Le personnel, lui, est comme les autres. Il peut être malade ou avoir à composer avec sa vie familiale, ses enfants scotchés à la maison. D’où un absentéisme auquel la grande distribution n’échappe pas, que compensent des modifications d’horaires elles-mêmes destinées à ne pas mettre les salariés au contact des clients lorsqu’il faut remplir les rayons. Et justifie d’autant plus la fermeture dominicale, dans une période où, à l’échelle des deux établissements de Benoit Willot, « les charges fixes grimpent de 20 000 à 25 000 euros dans le mois ».

Le panier du consommateur après Covid-19 sera chamboulé, notamment par la guerre des prix que risquent de se livrer les enseignes de GMS. ©D.R.

La guerre des GMS

Le chef d’entreprise ne peut s’empêcher d’y voir quelque chose de bien. « L’atmosphère de travail est géniale, la solidarité est là, l’entente entre les salariés et les cadres est super. Ils accomplissent leur mission avec cœur, on a même décidé d’un crédit d’heures entre nous. » Peut-être faut-il y voir un juste retour des choses. « Dans ces moments-là, le management que tu as pu avoir avant, soit tu le gagnes, soit on te le rend en retour. »

Plus rien ne sera donc comme avant, on est en droit de le croire. Le baisse du pouvoir d’achat est à prévoir. Il y aura « un énorme trou dans le budget de l’État, des trous dans les budgets des ménages ». Une guerre féroce des prix entre les chaînes du secteur GMS est à craindre, par forcément au bénéfice de la qualité.

« Nous le savons : rien ne marche mieux que lorsqu’on est au plus près de l’objet. »
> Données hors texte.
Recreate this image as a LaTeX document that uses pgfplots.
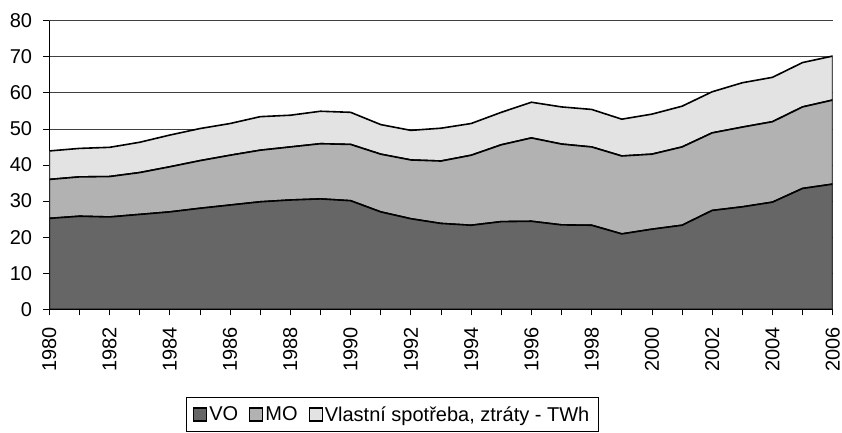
\documentclass[border=0pt]{standalone}
\usepackage{fontspec}
\setmainfont{Liberation Sans}
\usepackage{pgfplots}
\pgfplotsset{compat=1.18}
\definecolor{voc}{HTML}{666666}
\definecolor{moc}{HTML}{B2B2B2}
\definecolor{vsc}{HTML}{E3E3E3}
\begin{document}
\begin{tikzpicture}
\path[use as bounding box] (-49.3pt,-123.7pt) rectangle (792.7pt,309.3pt);
\begin{axis}[
  at={(0,0)}, anchor=south west,
  scale only axis, width=783.4pt, height=288.6pt,
  xmin=1980, xmax=2006, ymin=0, ymax=80,
  stack plots=y,
  axis x line*=bottom, axis y line*=left,
  axis line style={black, line width=1pt},
  xtick={1980,1982,...,2006},
  minor xtick={1981,1983,...,2005},
  ytick={0,10,...,80},
  tick align=outside,
  major tick length=6pt, minor tick length=6pt,
  every tick/.style={black, line width=0.8pt},
  every minor tick/.style={black, line width=0.8pt},
  ymajorgrids,
  grid style={draw=black!75, line width=0.8pt},
  /pgf/number format/assume math mode=true,
  /pgf/number format/1000 sep={},
  tick label style={font=\fontsize{20}{24}\selectfont},
  xticklabel style={rotate=90, anchor=east, inner xsep=11.5pt, inner ysep=0pt},
  yticklabel style={inner xsep=11pt},
  legend columns=3,
  legend style={at={(axis description cs:0.1741,-0.304)}, anchor=north west,
    draw=black, line width=0.8pt, font=\fontsize{20}{24}\selectfont,
    inner xsep=7pt, inner ysep=6pt,
    nodes={inner xsep=2pt, inner ysep=3pt},
    /tikz/every even column/.append style={column sep=9pt}},
  legend cell align=left,
  legend image code/.code={\draw[#1, line width=1.2pt, draw=black] (0pt,-6.5pt) rectangle (13pt,6.5pt);},
]
\addplot[fill=voc, draw=black, line width=1.6pt] coordinates {
(1980,25.2)(1981,25.8)(1982,25.6)(1983,26.3)(1984,27.0)(1985,28.0)(1986,28.9)(1987,29.8)(1988,30.3)(1989,30.6)(1990,30.1)(1991,27.0)(1992,25.1)(1993,23.8)(1994,23.3)(1995,24.3)(1996,24.4)(1997,23.4)(1998,23.3)(1999,20.9)(2000,22.2)(2001,23.3)(2002,27.4)(2003,28.4)(2004,29.7)(2005,33.5)(2006,34.7)
} \closedcycle;
\addlegendentry{VO}
\addplot[fill=moc, draw=black, line width=1.6pt] coordinates {
(1980,10.8)(1981,10.9)(1982,11.2)(1983,11.6)(1984,12.5)(1985,13.2)(1986,13.8)(1987,14.3)(1988,14.7)(1989,15.3)(1990,15.6)(1991,16.0)(1992,16.3)(1993,17.3)(1994,19.4)(1995,21.3)(1996,23.1)(1997,22.4)(1998,21.7)(1999,21.6)(2000,20.8)(2001,21.7)(2002,21.5)(2003,22.1)(2004,22.3)(2005,22.6)(2006,23.3)
} \closedcycle;
\addlegendentry{MO}
\addplot[fill=vsc, draw=black, line width=1.6pt] coordinates {
(1980,7.9)(1981,7.9)(1982,8.1)(1983,8.4)(1984,8.8)(1985,8.9)(1986,8.8)(1987,9.3)(1988,8.8)(1989,9.0)(1990,8.9)(1991,8.2)(1992,8.2)(1993,9.1)(1994,8.8)(1995,9.0)(1996,9.9)(1997,10.3)(1998,10.4)(1999,10.2)(2000,11.1)(2001,11.3)(2002,11.4)(2003,12.3)(2004,12.3)(2005,12.3)(2006,12.2)
} \closedcycle;
\addlegendentry{Vlastní spotřeba, ztráty - TWh}
\end{axis}
\end{tikzpicture}
\end{document}
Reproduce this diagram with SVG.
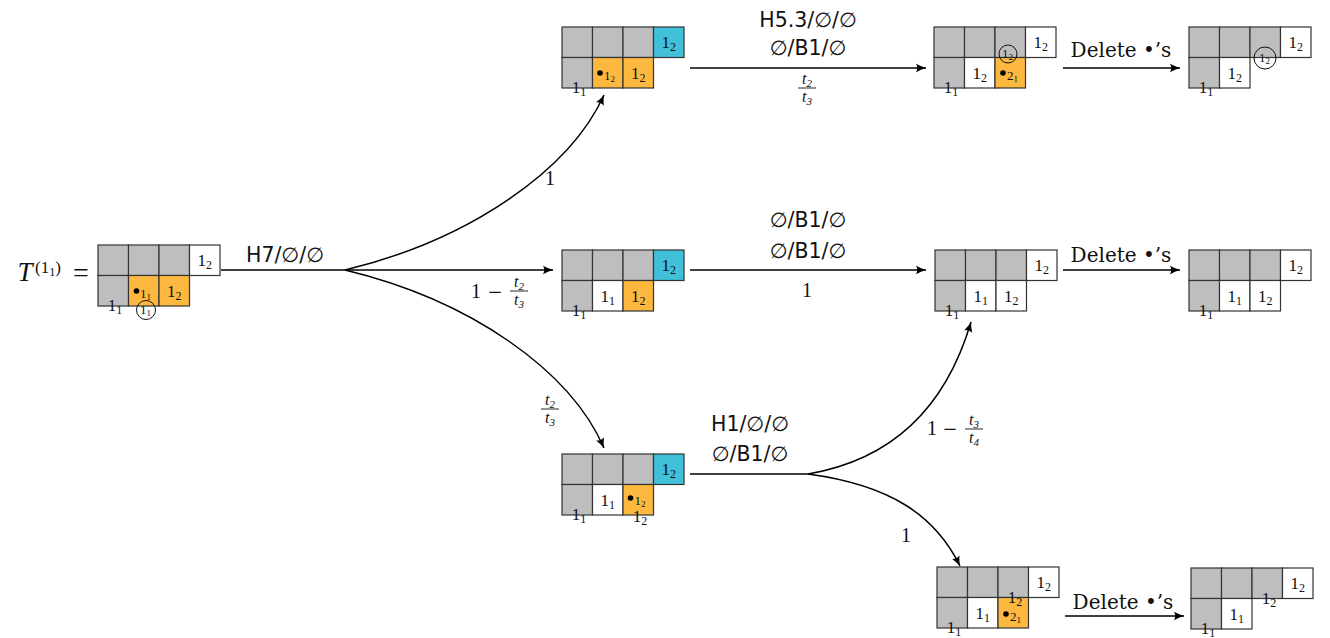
<svg xmlns="http://www.w3.org/2000/svg" width="1330" height="638" viewBox="0 0 1330 638">
<defs>
<style>
.g{fill:#bebebe;stroke:#333;stroke-width:1.2}
.o{fill:#fdb93f;stroke:#333;stroke-width:1.2}
.b{fill:#40c0d9;stroke:#333;stroke-width:1.2}
.w{fill:#fff;stroke:#333;stroke-width:1.2}
.n{font-family:"Liberation Serif",serif;font-size:17px;fill:#111;text-anchor:middle}
.sm{font-family:"Liberation Serif",serif;font-size:13px;fill:#111}
.sb{font-size:12px}
.ssb{font-size:9px}
.fsb{font-size:11px}
.cir{fill:none;stroke:#111;stroke-width:1}
.dot{fill:#000}
.edge{fill:none;stroke:#000;stroke-width:1.5}
.arr{marker-end:url(#ah)}
.lab{font-family:"DejaVu Sans","Liberation Sans",sans-serif;font-size:20.5px;fill:#111;text-anchor:middle}
.del{font-family:"DejaVu Serif","Liberation Serif",serif;font-size:20px;fill:#111;text-anchor:middle}
.m{font-family:"Liberation Serif",serif;font-size:20px;fill:#111;text-anchor:middle}
.mn{font-family:"DejaVu Serif",serif;font-size:18px;fill:#111;text-anchor:middle}
.mi{font-family:"Liberation Serif",serif;font-style:italic;font-size:16px;fill:#111;text-anchor:middle}
.bar{stroke:#111;stroke-width:0.9}
</style>
<marker id="ah" markerWidth="12" markerHeight="10" refX="10" refY="5" orient="auto" markerUnits="userSpaceOnUse" viewBox="0 0 12 10">
<path d="M0,0.8 Q5,3.5 10,5 Q5,6.5 0,9.2 Q2.5,5 0,0.8 z" fill="#000"/>
</marker>
</defs>

<!-- T^(1_1) = -->
<g id="Tlabel">
<text x="25" y="281" font-family="Liberation Serif,serif" font-style="italic" font-size="27" fill="#111" text-anchor="middle">T</text>
<text x="35" y="273" font-family="Liberation Serif,serif" font-size="17" fill="#111">(1<tspan font-size="12" dy="3">1</tspan><tspan dy="-3">)</tspan></text>
<text x="81" y="282" font-family="Liberation Serif,serif" font-size="28" fill="#111" text-anchor="middle">=</text>
</g>

<g id="T0" transform="translate(98,245)">
<rect class="g" x="0" y="0" width="30.5" height="30.5"/>
<rect class="g" x="30.5" y="0" width="30.5" height="30.5"/>
<rect class="g" x="61" y="0" width="30.5" height="30.5"/>
<rect class="w" x="91.5" y="0" width="30.5" height="30.5"/>
<rect class="g" x="0" y="30.5" width="30.5" height="30.5"/>
<rect class="o" x="30.5" y="30.5" width="30.5" height="30.5"/>
<rect class="o" x="61" y="30.5" width="30.5" height="30.5"/>
<text class="n" x="106.75" y="21">1<tspan class="sb" dy="3">2</tspan></text>
<circle class="dot" cx="38.5" cy="46" r="2.8"/>
<text class="sm" x="42" y="53">1<tspan class="ssb" dy="2">1</tspan></text>
<text class="n" x="76.25" y="51.5">1<tspan class="sb" dy="3">2</tspan></text>
<text class="n" x="17" y="66">1<tspan class="sb" dy="3">1</tspan></text>
<circle class="cir" cx="48" cy="65" r="9.5"/>
<text class="sm" x="47.5" y="69" text-anchor="middle" font-size="12">1<tspan class="ssb" dy="2">1</tspan></text>
</g>

<g id="A" transform="translate(562,27)">
<rect class="g" x="0" y="0" width="30.5" height="30.5"/>
<rect class="g" x="30.5" y="0" width="30.5" height="30.5"/>
<rect class="g" x="61" y="0" width="30.5" height="30.5"/>
<rect class="b" x="91.5" y="0" width="30.5" height="30.5"/>
<rect class="g" x="0" y="30.5" width="30.5" height="30.5"/>
<rect class="o" x="30.5" y="30.5" width="30.5" height="30.5"/>
<rect class="o" x="61" y="30.5" width="30.5" height="30.5"/>
<text class="n" x="106.75" y="21">1<tspan class="sb" dy="3">2</tspan></text>
<circle class="dot" cx="38" cy="46" r="2.8"/>
<text class="sm" x="42" y="53">1<tspan class="ssb" dy="2">2</tspan></text>
<text class="n" x="76.25" y="51.5">1<tspan class="sb" dy="3">2</tspan></text>
<text class="n" x="17" y="66">1<tspan class="sb" dy="3">1</tspan></text>
</g>

<g id="B" transform="translate(934,27)">
<rect class="g" x="0" y="0" width="30.5" height="30.5"/>
<rect class="g" x="30.5" y="0" width="30.5" height="30.5"/>
<rect class="g" x="61" y="0" width="30.5" height="30.5"/>
<rect class="w" x="91.5" y="0" width="30.5" height="30.5"/>
<rect class="g" x="0" y="30.5" width="30.5" height="30.5"/>
<rect class="w" x="30.5" y="30.5" width="30.5" height="30.5"/>
<rect class="o" x="61" y="30.5" width="30.5" height="30.5"/>
<text class="n" x="106.75" y="21">1<tspan class="sb" dy="3">2</tspan></text>
<text class="n" x="45.75" y="51.5">1<tspan class="sb" dy="3">2</tspan></text>
<circle class="cir" cx="74" cy="27" r="9"/>
<text class="sm" x="73.5" y="31" text-anchor="middle" font-size="12">1<tspan class="ssb" dy="2">2</tspan></text>
<circle class="dot" cx="69" cy="46" r="2.8"/>
<text class="sm" x="73" y="53">2<tspan class="ssb" dy="2">1</tspan></text>
<text class="n" x="17" y="66">1<tspan class="sb" dy="3">1</tspan></text>
</g>

<g id="C" transform="translate(1189,27)">
<rect class="g" x="0" y="0" width="30.5" height="30.5"/>
<rect class="g" x="30.5" y="0" width="30.5" height="30.5"/>
<rect class="g" x="61" y="0" width="30.5" height="30.5"/>
<rect class="w" x="91.5" y="0" width="30.5" height="30.5"/>
<rect class="g" x="0" y="30.5" width="30.5" height="30.5"/>
<rect class="w" x="30.5" y="30.5" width="30.5" height="30.5"/>
<text class="n" x="106.75" y="21">1<tspan class="sb" dy="3">2</tspan></text>
<text class="n" x="45.75" y="51.5">1<tspan class="sb" dy="3">2</tspan></text>
<circle class="cir" cx="76" cy="31" r="11"/>
<text class="sm" x="75.5" y="35" text-anchor="middle" font-size="13">1<tspan class="ssb" dy="2">2</tspan></text>
<text class="n" x="17" y="66">1<tspan class="sb" dy="3">1</tspan></text>
</g>

<g id="D" transform="translate(562,250)">
<rect class="g" x="0" y="0" width="30.5" height="30.5"/>
<rect class="g" x="30.5" y="0" width="30.5" height="30.5"/>
<rect class="g" x="61" y="0" width="30.5" height="30.5"/>
<rect class="b" x="91.5" y="0" width="30.5" height="30.5"/>
<rect class="g" x="0" y="30.5" width="30.5" height="30.5"/>
<rect class="w" x="30.5" y="30.5" width="30.5" height="30.5"/>
<rect class="o" x="61" y="30.5" width="30.5" height="30.5"/>
<text class="n" x="106.75" y="21">1<tspan class="sb" dy="3">2</tspan></text>
<text class="n" x="45.75" y="51.5">1<tspan class="sb" dy="3">1</tspan></text>
<text class="n" x="76.25" y="51.5">1<tspan class="sb" dy="3">2</tspan></text>
<text class="n" x="17" y="66">1<tspan class="sb" dy="3">1</tspan></text>
</g>

<g id="E" transform="translate(935,250)">
<rect class="g" x="0" y="0" width="30.5" height="30.5"/>
<rect class="g" x="30.5" y="0" width="30.5" height="30.5"/>
<rect class="g" x="61" y="0" width="30.5" height="30.5"/>
<rect class="w" x="91.5" y="0" width="30.5" height="30.5"/>
<rect class="g" x="0" y="30.5" width="30.5" height="30.5"/>
<rect class="w" x="30.5" y="30.5" width="30.5" height="30.5"/>
<rect class="w" x="61" y="30.5" width="30.5" height="30.5"/>
<text class="n" x="106.75" y="21">1<tspan class="sb" dy="3">2</tspan></text>
<text class="n" x="45.75" y="51.5">1<tspan class="sb" dy="3">1</tspan></text>
<text class="n" x="76.25" y="51.5">1<tspan class="sb" dy="3">2</tspan></text>
<text class="n" x="17" y="66">1<tspan class="sb" dy="3">1</tspan></text>
</g>

<g id="F" transform="translate(1189,250)">
<rect class="g" x="0" y="0" width="30.5" height="30.5"/>
<rect class="g" x="30.5" y="0" width="30.5" height="30.5"/>
<rect class="g" x="61" y="0" width="30.5" height="30.5"/>
<rect class="w" x="91.5" y="0" width="30.5" height="30.5"/>
<rect class="g" x="0" y="30.5" width="30.5" height="30.5"/>
<rect class="w" x="30.5" y="30.5" width="30.5" height="30.5"/>
<rect class="w" x="61" y="30.5" width="30.5" height="30.5"/>
<text class="n" x="106.75" y="21">1<tspan class="sb" dy="3">2</tspan></text>
<text class="n" x="45.75" y="51.5">1<tspan class="sb" dy="3">1</tspan></text>
<text class="n" x="76.25" y="51.5">1<tspan class="sb" dy="3">2</tspan></text>
<text class="n" x="17" y="66">1<tspan class="sb" dy="3">1</tspan></text>
</g>

<g id="G" transform="translate(562,454)">
<rect class="g" x="0" y="0" width="30.5" height="30.5"/>
<rect class="g" x="30.5" y="0" width="30.5" height="30.5"/>
<rect class="g" x="61" y="0" width="30.5" height="30.5"/>
<rect class="b" x="91.5" y="0" width="30.5" height="30.5"/>
<rect class="g" x="0" y="30.5" width="30.5" height="30.5"/>
<rect class="w" x="30.5" y="30.5" width="30.5" height="30.5"/>
<rect class="o" x="61" y="30.5" width="30.5" height="30.5"/>
<text class="n" x="106.75" y="21">1<tspan class="sb" dy="3">2</tspan></text>
<text class="n" x="45.75" y="51.5">1<tspan class="sb" dy="3">1</tspan></text>
<circle class="dot" cx="68.5" cy="44" r="2.8"/>
<text class="sm" x="72.5" y="51">1<tspan class="ssb" dy="2">2</tspan></text>
<text class="n" x="17" y="66">1<tspan class="sb" dy="3">1</tspan></text>
<text class="n" x="78" y="68">1<tspan class="sb" dy="3">2</tspan></text>
</g>

<g id="H" transform="translate(937,567)">
<rect class="g" x="0" y="0" width="30.5" height="30.5"/>
<rect class="g" x="30.5" y="0" width="30.5" height="30.5"/>
<rect class="g" x="61" y="0" width="30.5" height="30.5"/>
<rect class="w" x="91.5" y="0" width="30.5" height="30.5"/>
<rect class="g" x="0" y="30.5" width="30.5" height="30.5"/>
<rect class="w" x="30.5" y="30.5" width="30.5" height="30.5"/>
<rect class="o" x="61" y="30.5" width="30.5" height="30.5"/>
<text class="n" x="106.75" y="21">1<tspan class="sb" dy="3">2</tspan></text>
<text class="n" x="45.75" y="51.5">1<tspan class="sb" dy="3">1</tspan></text>
<text class="n" x="78" y="36">1<tspan class="sb" dy="3">2</tspan></text>
<circle class="dot" cx="69" cy="47" r="2.8"/>
<text class="sm" x="73" y="54">2<tspan class="ssb" dy="2">1</tspan></text>
<text class="n" x="17" y="66">1<tspan class="sb" dy="3">1</tspan></text>
</g>

<g id="I" transform="translate(1191,568)">
<rect class="g" x="0" y="0" width="30.5" height="30.5"/>
<rect class="g" x="30.5" y="0" width="30.5" height="30.5"/>
<rect class="g" x="61" y="0" width="30.5" height="30.5"/>
<rect class="w" x="91.5" y="0" width="30.5" height="30.5"/>
<rect class="g" x="0" y="30.5" width="30.5" height="30.5"/>
<rect class="w" x="30.5" y="30.5" width="30.5" height="30.5"/>
<text class="n" x="106.75" y="21">1<tspan class="sb" dy="3">2</tspan></text>
<text class="n" x="45.75" y="51.5">1<tspan class="sb" dy="3">1</tspan></text>
<text class="n" x="78" y="36">1<tspan class="sb" dy="3">2</tspan></text>
<text class="n" x="17" y="66">1<tspan class="sb" dy="3">1</tspan></text>
</g>

<g id="connectors">
<path class="edge" d="M221,270 L345,270"/>
<path class="edge arr" d="M345,270 C470,240 570,170 604,95"/>
<path class="edge arr" d="M345,270 L553,270"/>
<path class="edge arr" d="M345,270 C470,300 570,370 604,448"/>
<path class="edge arr" d="M690,68 L926,68"/>
<path class="edge arr" d="M1063,68 L1180,68"/>
<path class="edge arr" d="M690,270 L926,270"/>
<path class="edge arr" d="M1063,270 L1180,270"/>
<path class="edge" d="M690,474 L808,474"/>
<path class="edge arr" d="M808,474 C890,460 945,410 971,322"/>
<path class="edge arr" d="M808,474 C890,485 935,515 960,566"/>
<path class="edge arr" d="M1065,616 L1184,616"/>
</g>

<g id="labels">
<text class="lab" x="285" y="262">H7/∅/∅</text>
<text class="m" x="550" y="185">1</text>
<text class="m" x="476" y="298">1</text>
<text class="mn" x="495" y="298">−</text>
<text class="mi" x="519" y="287">t<tspan class="fsb" dy="3">2</tspan></text>
<line class="bar" x1="510" y1="291" x2="528" y2="291"/>
<text class="mi" x="519" y="305">t<tspan class="fsb" dy="3">3</tspan></text>
<text class="mi" x="550" y="405">t<tspan class="fsb" dy="3">2</tspan></text>
<line class="bar" x1="541" y1="409" x2="559" y2="409"/>
<text class="mi" x="550" y="423">t<tspan class="fsb" dy="3">3</tspan></text>

<text class="lab" x="808" y="27">H5.3/∅/∅</text>
<text class="lab" x="808" y="55">∅/B1/∅</text>
<text class="mi" x="807" y="84">t<tspan class="fsb" dy="3">2</tspan></text>
<line class="bar" x1="798" y1="88" x2="816" y2="88"/>
<text class="mi" x="807" y="102">t<tspan class="fsb" dy="3">3</tspan></text>
<text class="del" x="1121" y="57">Delete •’s</text>

<text class="lab" x="808" y="227">∅/B1/∅</text>
<text class="lab" x="808" y="258">∅/B1/∅</text>
<text class="m" x="807" y="297">1</text>
<text class="del" x="1121" y="262">Delete •’s</text>

<text class="lab" x="750" y="431">H1/∅/∅</text>
<text class="lab" x="750" y="461">∅/B1/∅</text>
<text class="m" x="932" y="435">1</text>
<text class="mn" x="950" y="435">−</text>
<text class="mi" x="974" y="425">t<tspan class="fsb" dy="3">3</tspan></text>
<line class="bar" x1="965" y1="429" x2="983" y2="429"/>
<text class="mi" x="974" y="443">t<tspan class="fsb" dy="3">4</tspan></text>
<text class="m" x="906" y="542">1</text>
<text class="del" x="1123" y="609">Delete •’s</text>
</g>
</svg>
Il faudra aussi rassurer. « Je suis mandaté par Super U en tant que patron du commerce pour repenser notre stratégie, revoir nos rayons traditionnels et favoriser le consommer français », confie Benoit Willot. Il va aussi falloir rétablir la confiance en l’acte d’achat. Avec une note d’espoir malgré tout, celle « d’une belle évolution des mentalités vers de la solidarité, la défense du made in France et de la proximité. Nous le savons : rien ne marche mieux que lorsqu’on est au plus près de l’objet ». Cette fois c’est sûr, le consommateur de l’après Covid-19 ne sera plus le même.